We know that love touches all ages and in a great variety of ways, and it usually exposes the differences between men and women.

For example, when a love relationship ends, a woman will cry and pour her heart out to her girlfriends, and she will write a poem titled “All Men are Idiots.” Then she will get on with her life. But a man has a little more trouble letting go. Six months after the breakup, at 3 a.m. on a Saturday night, he will phone to say, “I just called to let you now you’ve ruined my life, and I’ll never forgive you, and I hate you, and you’re a total floozy. But I want you to know that there’s always a chance for us.”

We could learn a lot about love from someone like the famed Dalai Lama, who once said, “Take into account that great love and great achievements involve great risk.”

And, anonymously, “A loving atmosphere in your home is the foundation for your life.”

And, “In disagreement with loved ones, deal only with the current situation; don’t bring up the past.”

And, “Approach love and cooking with reckless abandon.”

And, finally, “Remember that the best relationship is one in which your love for each other exceeds your need for each other.”

As for those Valentine Day greeting cards, try to be creative; look for something tacky and cynical, but unique:

“I’ve always wanted to have someone to hold, someone to love; but after having met you, I’ve changed my mind.”

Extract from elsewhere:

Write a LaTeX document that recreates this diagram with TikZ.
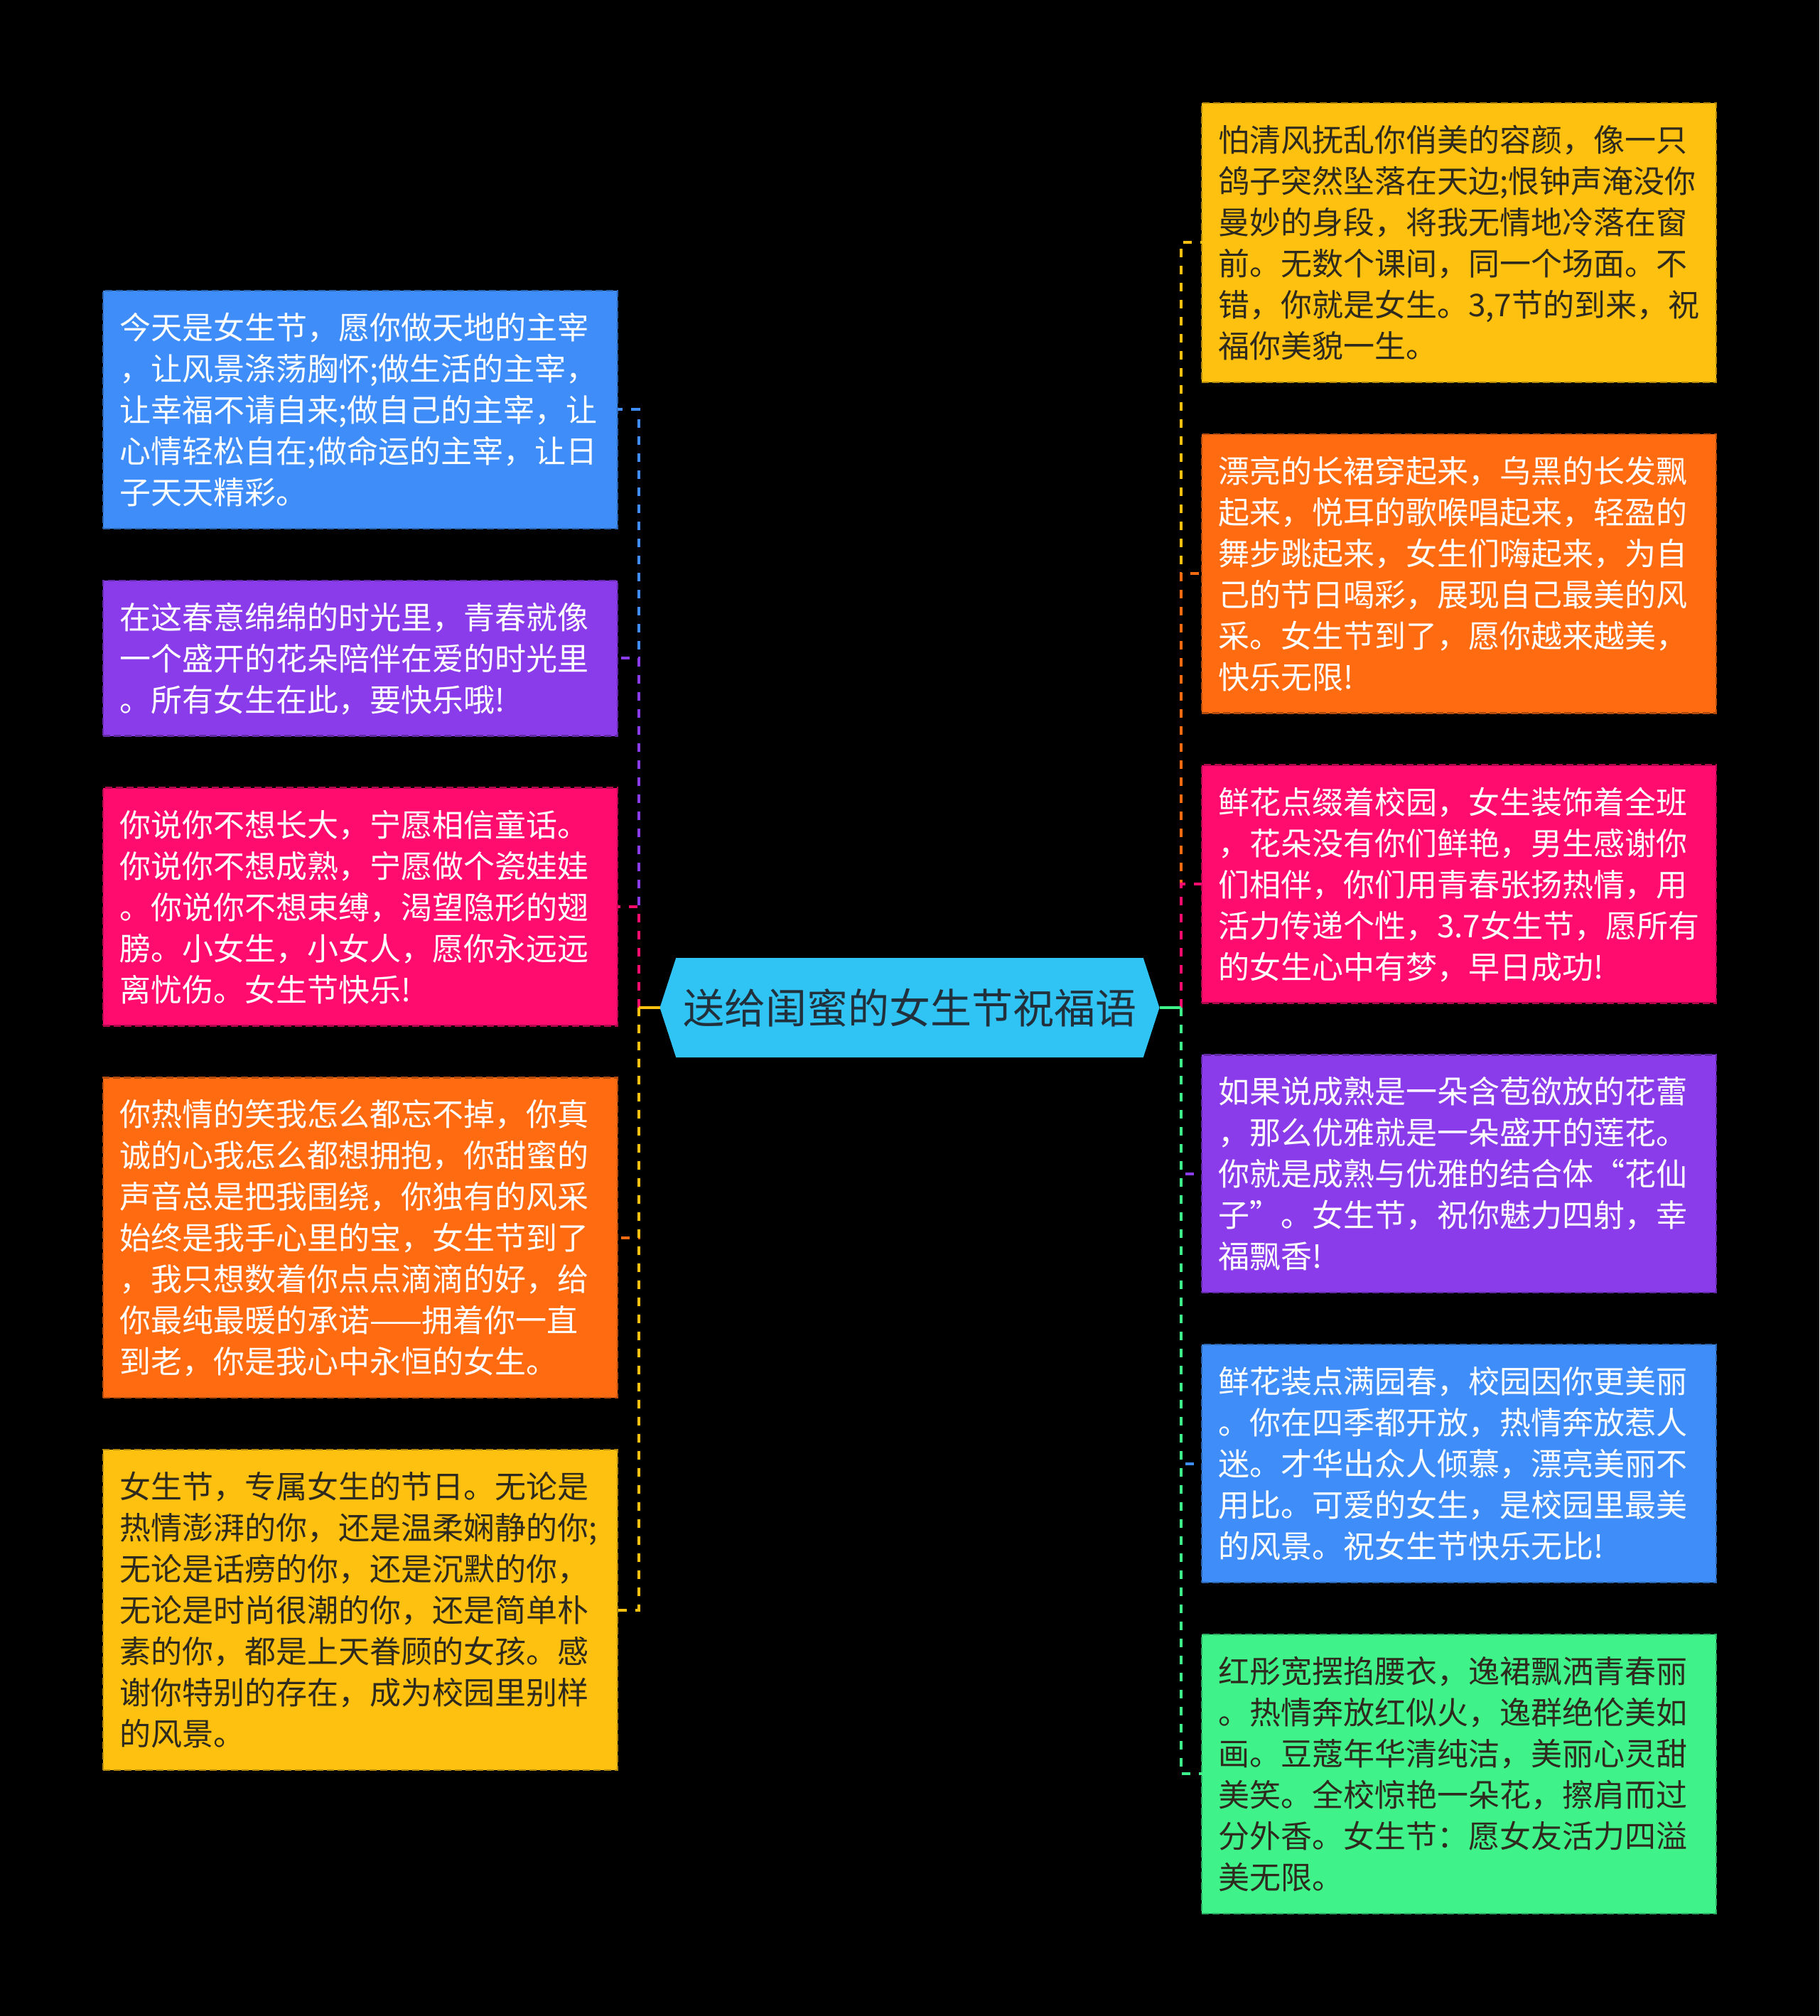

“Looking back over the years that we’ve been together, I can’t help but wonder what the heck was I thinking?”

“As the days go by, I think of how lucky I am that you’re not here to ruin it for me.”

“I always wanted to be rich, powerful, and well respected. And while I’m dreaming, I wish you weren’t so darn ugly.”

But sooner or later, at a time like this, we can always turn to the great Lebanese philosopher and poet Kahlil Gibran for his inspiring words: “Love has no desire but to fulfill itself. But if you love and must needs have desires, let these be your desires: to melt and be like a running brook that sings its melody to the night. To know the pain of too much tenderness. To be wounded by your own understanding of love. And to bleed willingly and joyfully.”

And one final thing: ballets are nearly always comprised of love tales; there is at the Rozsa tonight a ballet comprised entirely of men in both gender roles to end all ballets — beautiful, tender, and screamingly outrageous — a perfect way to celebrate Valentine’s Day a couple of days late.